A Coordination Service team in Anderson's Psychotechnic History:

"Homo sapiens is a wolfish creature; two of him can end with ripping each other apart, on an indefinitely long voyage in as cramped a shell as this. But even when our agents have gentler instincts, we try to make up teams out of diverse breeds. The members must be compatible in their physical requirements but, preferably, different enough in psychologies and abilities that they form a whole which is more than its parts."
-"The Pirate," p. 144.

Van Rijn instructs Falkayn. A narrator a generation later refers to Trevelyan Micah and Smokesmith. Falkayn's companions resemble a squirrel and a dinosaur whereas Smokesmith resembles nothing on Earth which, parallel evolution notwithstanding, I think is far more probable. We inherit a head with two eyes above a nose above a mouth and an ear at each side from some early Terrestrial ancestor.

2 comments:

S.M. Stirling said...

In fact, humans are -literally- wolfish; that is, wolves are probably the species whose instinctual behaviors most closely parallel that of human beings.

Which is why wolves were the first nonhuman species to 'move in' with us.
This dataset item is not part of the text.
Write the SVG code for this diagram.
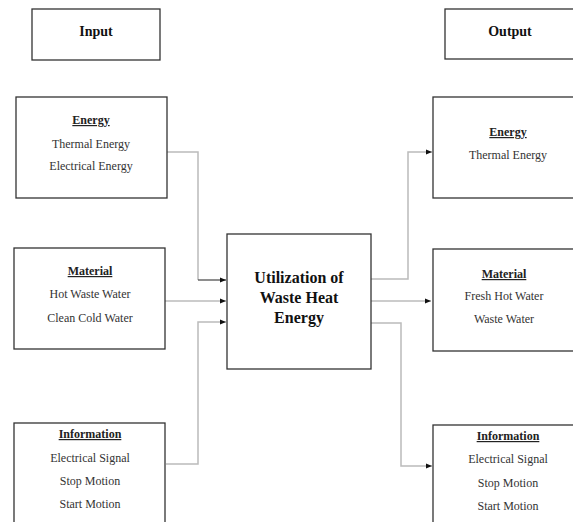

We're compatible -- particularly in a pre-agricultural setting; we fill the same ecological niche.

This is demonstrable from physical evidence; stable bone isotope ratio analysis of Paleolithic human beings indicates a diet almost identical to that of wolves in the same area. About half from large grazing animals, the rest from small mammals, birds and occasionally fish.

Neanderthals, btw, have the same ecological footprint as lions or sabertooths.

Sean M. Brooks said...

Kaor, Paul!

I still believe parallel evolution may well happen with some intelligent races on other planets, under the right conditions. Because I think a roughly humanoid form (one head, four limbs) will make evolutionary sense for some species.